A ranger according to the International Ranger Federation (IRF) is a person involved in the practical protection and preservation of all aspects of wild areas, historical and cultural sites.
World Ranger Day is marked every year to commemorate Rangers killed or injured in the line of duty and to celebrate the work Rangers do to protect the world's natural and cultural heritage.
Rangers work under extremely difficult conditions ranging from difficult terrains to dangerous encounters with wild animals and poachers.
Despite the dangers and life-threatening situations they face, these officers are at the forefront in protecting wildlife, which is a big tourist attraction and income earner for the country.
The late Nobel Laureate Prof.
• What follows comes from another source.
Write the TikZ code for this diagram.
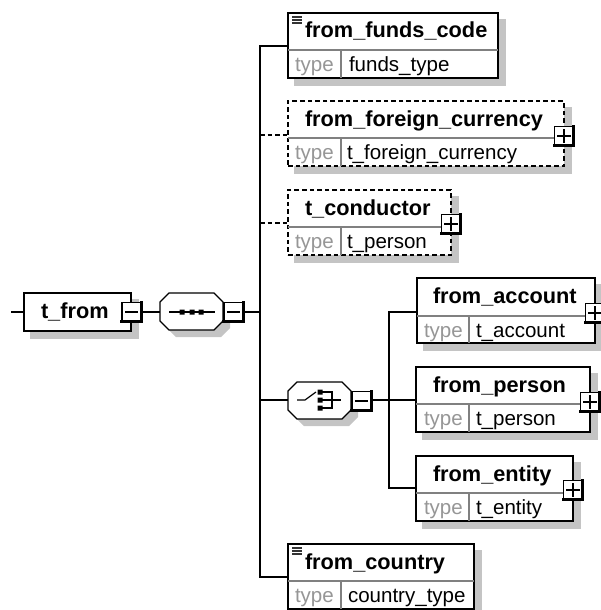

Wangari Maathai once said; “You cannot protect the environment unless you empower people, you inform them, and you help them understand that resources are their own and they must protect them.”
Rangers camp in the wilderness and their duties involve managing animal populations, checking for diseases, road maintenance, fencing, erosion control, alien plant control, removing snares, arresting poachers, monitoring syndicates, and promoting peaceful coexistence between people and wildlife.
To safely do their jobs, rangers have called for more training on law enforcement as well as crime-scene investigations as they deal with the increased poaching incidences.
With a ranger’s life being spent mostly in the wild, they have asked the Government to ensure basic equipment and amenities such as clean water and decent shelter are provided to them.